Nel caso specifico, non va sottovalutata la circostanza che il fatto oggetto d'imputazione si verificò soltanto pochi giorni dopo (23 dicembre 1995) la formalizzazione della separazione personale dei coniugi (6 dicembre 1995), quando cioè le tensioni tra gli stessi non si erano ancora stemperate e il trauma interpersonale non aveva consentito il recupero di un minimo d'equilibrio in seno alla famiglia. Alla luce di ciò, è agevole comprendere il perentorio rifiuto di K. di trascorrere il pomeriggio del 23 dicembre col padre, al di fuori di casa; la reazione della bambina, anche se razionalmente non giustificabile, fu certamente determinata da un contingente impulso emotivo, maturato per effetto di inafferrabili meccanismi psicologici; né può farsi carico alla madre di non essersi attivata in un'opera di sensibilizzazione della figura ad incontrare il padre, avuto riguardo proprio al breve lasso di tempo trascorso dalla separazione, certamente non congruo per fare metabolizzare alla bimba, di soli nove anni, la nuova realtà familiare.

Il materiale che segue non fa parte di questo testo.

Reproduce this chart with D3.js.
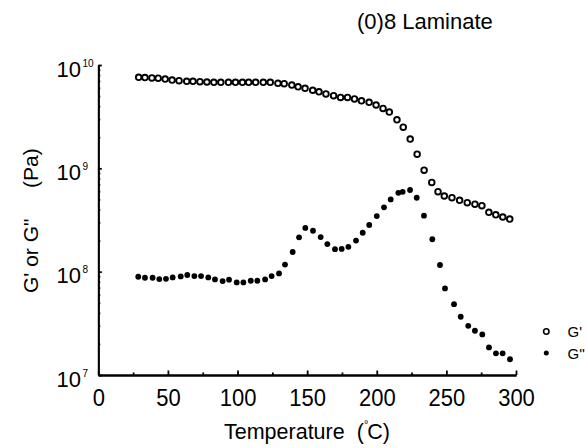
<!DOCTYPE html>
<html lang="en">
<head>
    <meta charset="UTF-8">
    <script src="https://d3js.org/d3.v7.min.js"></script>
    <style>
        body {margin: 0; background-color: #fff}
        svg {display: block; font-family: "Liberation Sans", Arial, sans-serif}
        .axis path, .axis line {stroke: #000; stroke-width: 1.8px}
    </style>
</head>
<body>
<svg class="chart"></svg>
<script type="text/javascript">
    // G' (storage modulus), temperature in C and value in Pa
    const gPrimeTemp = [29, 33.5, 38.5, 43, 48, 53, 58, 63.5, 68, 73, 78, 83, 88, 93.5, 98.5, 103.5, 108, 113,
        118.5, 123.5, 129, 133.5, 139, 143.5, 148.5, 154, 158.5, 163.5, 169, 174, 179, 184, 189, 194.5, 199.5,
        204.5, 209, 214.5, 219, 224, 229, 234, 239.5, 244, 248.5, 254, 259.5, 265, 270.5, 275.5, 280.5, 285.5,
        290.5, 295.5];
    const gPrimeVal = [7.6e9, 7.55e9, 7.5e9, 7.45e9, 7.3e9, 7.15e9, 7.05e9, 6.95e9, 6.95e9, 6.9e9, 6.85e9, 6.8e9,
        6.8e9, 6.8e9, 6.8e9, 6.8e9, 6.8e9, 6.8e9, 6.8e9, 6.8e9, 6.65e9, 6.6e9, 6.4e9, 6.15e9, 5.95e9, 5.7e9, 5.5e9,
        5.25e9, 5.05e9, 4.85e9, 4.85e9, 4.7e9, 4.5e9, 4.35e9, 4.1e9, 3.8e9, 3.5e9, 2.95e9, 2.5e9, 1.92e9, 1.37e9,
        9.6e8, 7.3e8, 5.95e8, 5.4e8, 5.2e8, 4.9e8, 4.65e8, 4.5e8, 4.35e8, 3.75e8, 3.55e8, 3.38e8, 3.23e8];

    // G'' (loss modulus)
    const gDoubleTemp = [28.7, 33.5, 39, 43.8, 48.6, 53.4, 59.2, 63.9, 69, 73.8, 79, 83.8, 89.3, 93.9, 99.4, 104.2,
        109.5, 114.2, 119.8, 124.5, 129.8, 134.1, 139.6, 144.2, 148.7, 154.2, 159.7, 164.5, 170, 174.8, 179.6, 185.1,
        189.9, 194.6, 200, 205.2, 210, 215.5, 218.6, 223.9, 228.7, 233.9, 239.9, 245.4, 249, 255.5, 260.3, 265.7,
        270.5, 275.8, 280.6, 285.6, 290.4, 295.7];
    const gDoubleVal = [8.93e7, 8.73e7, 8.73e7, 8.47e7, 8.53e7, 8.8e7, 9.0e7, 9.28e7, 9.06e7, 9.06e7, 8.8e7, 8.41e7,
        8.1e7, 8.36e7, 7.87e7, 7.87e7, 8.17e7, 8.17e7, 8.41e7, 9.06e7, 9.62e7, 1.17e8, 1.55e8, 2.15e8, 2.65e8, 2.49e8,
        2.16e8, 1.85e8, 1.65e8, 1.66e8, 1.74e8, 2.0e8, 2.38e8, 2.83e8, 3.45e8, 4.19e8, 5.0e8, 5.8e8, 5.93e8, 6.17e8,
        5.19e8, 3.48e8, 2.06e8, 1.16e8, 6.89e7, 4.85e7, 3.66e7, 2.99e7, 2.68e7, 2.47e7, 1.85e7, 1.62e7, 1.62e7, 1.42e7];

    const xMajorTicks = [0, 50, 100, 150, 200, 250, 300];
    const xMinorTicks = [25, 75, 125, 175, 225, 275];
    const yDecades = [7, 8, 9, 10];
    const legendLabels = ["G'", "G''"];

    let width = 587, height = 448;
    var svg = d3.select('.chart').attr('width', width).attr('height', height);

    var x = d3.scaleLinear().domain([0, 300]).range([98.3, 516]);
    var y = d3.scaleLog().domain([1e7, 1e10]).range([375, 65]);

    // minor log ticks 2..9 of each decade
    var yMinor = [];
    yDecades.slice(0, -1).forEach(e => {
        for (let m = 2; m <= 9; m++) yMinor.push(m * Math.pow(10, e));
    });

    svg.append('g').attr('class', 'axis')
        .attr('transform', 'translate(0,' + y(1e7) + ')')
        .call(d3.axisBottom(x).tickValues(xMinorTicks).tickSizeInner(-2.5).tickSizeOuter(0).tickFormat(''));
    var xAxis = svg.append('g').attr('class', 'axis')
        .attr('transform', 'translate(0,' + y(1e7) + ')')
        .call(d3.axisBottom(x).tickValues(xMajorTicks).tickSizeInner(-4.5).tickSizeOuter(0));
    xAxis.selectAll('text')
        .attr('y', null).attr('dy', null)
        .attr('transform', 'translate(0,31) scale(1,1.12)')
        .attr('fill', '#000').style('font-size', '22px').style('font-family', '"Liberation Sans", Arial, sans-serif');

    svg.append('g').attr('class', 'axis')
        .attr('transform', 'translate(' + x(0) + ',0)')
        .call(d3.axisLeft(y).tickValues(yMinor).tickSizeInner(-2).tickSizeOuter(0).tickFormat(''));
    svg.append('g').attr('class', 'axis')
        .attr('transform', 'translate(' + x(0) + ',0)')
        .call(d3.axisLeft(y).tickValues(yDecades.map(e => Math.pow(10, e))).tickSizeInner(-3.5).tickSizeOuter(0).tickFormat(''));

    // y tick labels 10^n
    yDecades.forEach(e => {
        let ty = y(Math.pow(10, e));
        svg.append('text').attr('x', 81).attr('y', ty + 11.5)
            .attr('text-anchor', 'end').style('font-size', '22px').text('10');
        svg.append('text').attr('x', 82.5).attr('y', ty + 1.5)
            .style('font-size', '10px').text(e);
    });

    // open circles G'
    svg.append('g').selectAll('circle').data(gPrimeTemp).enter().append('circle')
        .attr('cx', d => x(d))
        .attr('cy', (d, i) => y(gPrimeVal[i]))
        .attr('r', 2.8)
        .attr('fill', '#fff').attr('stroke', '#000').attr('stroke-width', 1.9);

    // filled dots G''
    svg.append('g').selectAll('circle').data(gDoubleTemp).enter().append('circle')
        .attr('cx', d => x(d))
        .attr('cy', (d, i) => y(gDoubleVal[i]))
        .attr('r', 2.9)
        .attr('fill', '#000');

    // title
    svg.append('text').attr('x', 357).attr('y', 29)
        .style('font-size', '22px').text('(0)8 Laminate');

    // x axis label
    var xl = svg.append('text').attr('x', 224).attr('y', 439).style('font-size', '21.5px');
    xl.append('tspan').text('Temperature');
    xl.append('tspan').attr('dx', 12).text('(');
    xl.append('tspan').attr('dx', 0).attr('dy', -11).style('font-size', '11px').text('°');
    xl.append('tspan').attr('dx', -1).attr('dy', 11).text('C)');

    // y axis label
    svg.append('text').attr('transform', 'translate(38,293) rotate(-90)')
        .style('font-size', '21px').text("G' or G\"");
    svg.append('text').attr('transform', 'translate(38,188) rotate(-90)')
        .style('font-size', '21px').text('(Pa)');

    // legend
    legendLabels.forEach((lab, i) => {
        let ly = 331.5 + i * 21.5;
        if (i === 0) {
            svg.append('circle').attr('cx', 546.3).attr('cy', ly).attr('r', 2.7)
                .attr('fill', '#fff').attr('stroke', '#000').attr('stroke-width', 1.6);
        } else {
            svg.append('circle').attr('cx', 546.3).attr('cy', ly).attr('r', 2.5).attr('fill', '#000');
        }
        svg.append('text').attr('x', 567.5).attr('y', ly + 5.5)
            .style('font-size', '15px').text(lab);
    });
</script>
</body>
</html>
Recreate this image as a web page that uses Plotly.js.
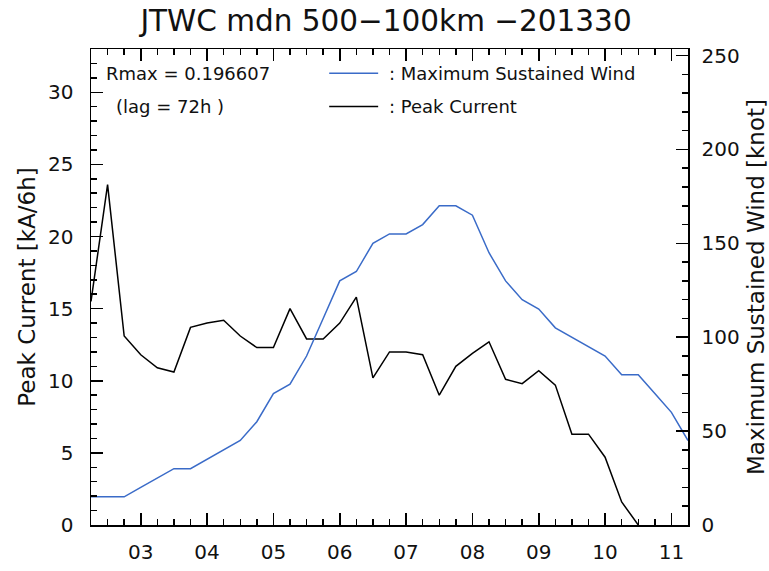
<!DOCTYPE html>
<html>
<head>
<meta charset="utf-8">
<script src="https://cdn.plot.ly/plotly-3.0.1.min.js"></script>
<style>html,body{margin:0;padding:0;background:#fff;}#chart{width:769px;height:571px;}</style>
</head>
<body>
<div id="chart"></div>
<script>
// 6-hourly times (UTC), Nov 2013
const times = [
  '2013-11-02 06:00','2013-11-02 12:00','2013-11-02 18:00',
  '2013-11-03 00:00','2013-11-03 06:00','2013-11-03 12:00','2013-11-03 18:00',
  '2013-11-04 00:00','2013-11-04 06:00','2013-11-04 12:00','2013-11-04 18:00',
  '2013-11-05 00:00','2013-11-05 06:00','2013-11-05 12:00','2013-11-05 18:00',
  '2013-11-06 00:00','2013-11-06 06:00','2013-11-06 12:00','2013-11-06 18:00',
  '2013-11-07 00:00','2013-11-07 06:00','2013-11-07 12:00','2013-11-07 18:00',
  '2013-11-08 00:00','2013-11-08 06:00','2013-11-08 12:00','2013-11-08 18:00',
  '2013-11-09 00:00','2013-11-09 06:00','2013-11-09 12:00','2013-11-09 18:00',
  '2013-11-10 00:00','2013-11-10 06:00','2013-11-10 12:00','2013-11-10 18:00',
  '2013-11-11 00:00','2013-11-11 06:00'
];
// Maximum sustained wind [knot]
const windKnot = [15,15,15,20,25,30,30,35,40,45,55,70,75,90,110,130,135,150,155,155,160,170,170,165,145,130,120,115,105,100,95,90,80,80,70,60,45];
// Peak current [kA/6h]
const peakCurrent = [15.5,23.6,13.1,11.8,10.9,10.6,13.7,14.0,14.2,13.1,12.3,12.3,15.0,12.9,12.9,14.0,15.8,10.2,12.0,12.0,11.8,9.0,11.0,11.9,12.7,10.1,9.8,10.7,9.7,6.3,6.3,4.7,1.6,0.0,null,null,null];

const titleText = 'JTWC mdn 500\u2212100km \u2212201330';
const leftTitle = 'Peak Current [kA/6h]';
const rightTitle = 'Maximum Sustained Wind [knot]';
const statText1 = 'Rmax = 0.196607';
const statText2 = '(lag = 72h )';
const windName = ': Maximum Sustained Wind';
const currentName = ': Peak Current';

const FONT = 'DejaVu Sans, Liberation Sans, sans-serif';
const BLUE = '#3a6bc8';

const traces = [
  {x: times, y: windKnot, yaxis: 'y2', type: 'scatter', mode: 'lines',
   line: {color: BLUE, width: 1.5}, name: windName, showlegend: false},
  {x: times, y: peakCurrent, yaxis: 'y', type: 'scatter', mode: 'lines',
   line: {color: '#000', width: 1.5}, name: currentName, showlegend: false, connectgaps: false}
];

const layout = {
  width: 769, height: 571,
  margin: {l: 91, r: 81, t: 49, b: 46, pad: 0},
  paper_bgcolor: '#fff', plot_bgcolor: '#fff',
  font: {family: FONT, color: '#000', size: 20},
  title: {text: titleText, font: {family: FONT, size: 29.5, color: '#111'},
          x: 0.502, xref: 'container', xanchor: 'center', y: 0.963, yref: 'container', yanchor: 'middle'},
  showlegend: false,
  xaxis: {
    type: 'date', range: ['2013-11-02 06:00', '2013-11-11 06:00'],
    tick0: '2013-11-03', dtick: 86400000, tickformat: '%d',
    ticks: 'inside', ticklen: 12, tickwidth: 1.5, tickcolor: '#000',
    minor: {dtick: 21600000, tick0: '2013-11-02 06:00', ticks: 'inside', ticklen: 6, tickwidth: 1.5, tickcolor: '#000', showgrid: false},
    showline: true, linecolor: '#000', linewidth: 1.5, mirror: 'ticks',
    showgrid: false, zeroline: false, automargin: false,
    tickfont: {family: FONT, size: 20, color: '#111'}, ticklabelstandoff: 8
  },
  yaxis: {
    range: [0, 33], tick0: 0, dtick: 5,
    ticks: 'inside', ticklen: 12, tickwidth: 1.5, tickcolor: '#000',
    minor: {dtick: 1, ticks: 'inside', ticklen: 6, tickwidth: 1.5, tickcolor: '#000', showgrid: false},
    showline: true, linecolor: '#000', linewidth: 1.5,
    showgrid: false, zeroline: false, automargin: false,
    tickfont: {family: FONT, size: 20, color: '#111'}, ticklabelstandoff: 12,
    title: {text: leftTitle, font: {family: FONT, size: 23, color: '#111'}, standoff: 6}
  },
  yaxis2: {
    range: [0, 253.5], tick0: 0, dtick: 50, overlaying: 'y', side: 'right',
    ticks: 'inside', ticklen: 12, tickwidth: 1.5, tickcolor: '#000',
    minor: {dtick: 10, ticks: 'inside', ticklen: 6, tickwidth: 1.5, tickcolor: '#000', showgrid: false},
    showline: true, linecolor: '#000', linewidth: 1.5,
    showgrid: false, zeroline: false, automargin: false,
    tickfont: {family: FONT, size: 20, color: '#111'}, ticklabelstandoff: 8,
    title: {text: rightTitle, font: {family: FONT, size: 23, color: '#111'}, standoff: 16}
  },
  shapes: [
    {type: 'line', xref: 'paper', yref: 'paper', x0: 0.399, x1: 0.481, y0: 0.949, y1: 0.949, line: {color: BLUE, width: 1.5}},
    {type: 'line', xref: 'paper', yref: 'paper', x0: 0.399, x1: 0.481, y0: 0.879, y1: 0.879, line: {color: '#000', width: 1.5}}
  ],
  annotations: [
    {text: statText1, xref: 'paper', yref: 'paper', x: 0.022, y: 0.949, xanchor: 'left', yanchor: 'middle', showarrow: false, font: {family: FONT, size: 18, color: '#111'}},
    {text: statText2, xref: 'paper', yref: 'paper', x: 0.039, y: 0.879, xanchor: 'left', yanchor: 'middle', showarrow: false, font: {family: FONT, size: 18, color: '#111'}},
    {text: windName, xref: 'paper', yref: 'paper', x: 0.496, y: 0.949, xanchor: 'left', yanchor: 'middle', showarrow: false, font: {family: FONT, size: 18, color: '#111'}},
    {text: currentName, xref: 'paper', yref: 'paper', x: 0.496, y: 0.879, xanchor: 'left', yanchor: 'middle', showarrow: false, font: {family: FONT, size: 18, color: '#111'}}
  ]
};

Plotly.newPlot('chart', traces, layout, {displayModeBar: false, staticPlot: true});
</script>
</body>
</html>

Lo stato influenzale in cui versava la piccola B., anche se documentalmente non certificato, ma comunque attendibile per le ragioni sopra indicate, impedì che anche la predetta uscisse col padre.
Non può, pertanto, farsi carico all'imputata di avere voluto eludere l'esecuzione del provvedimento del giudice civile relativo all'affidamento delle figlie minori, considerato che soltanto le esposte situazioni oggettive, in quel momento non altrimenti gestibili, le imposero di disattendere il richiamato provvedimento, per tutelare doverosamente le esigenze delle figlie.
In relazione al punto esaminato, la sentenza impugnata va annullata senza rinvio, perché il fatto non costituisce reato.
Quanto al delitto d'ingiuria, poiché, in fatto, si è accertato che le espressioni offensive furono pronunciate dall'imputata nel contesto del clima di tensione creatosi tra le parti a causa della pretesa, non legittima, del M. di volere entrare in casa e che, nella circostanza, vi furono scambi verbali con toni di voce concitata, deve realisticamente ritenersi la reciprocità delle offese, con la conseguenza che opera la causa di non punibilità di cui all'articolo 599 c.p. L'annullamento della sentenza, su questo punto, va pronunciato con la formula corrispondente.
P.Q.M.
Annulla senza rinvio l'impugnata sentenza, perché il fatto di cui al capo A non costituisce reato e perché quello di cui al capo B non è punibile ai sensi dell'articolo 599 c.p.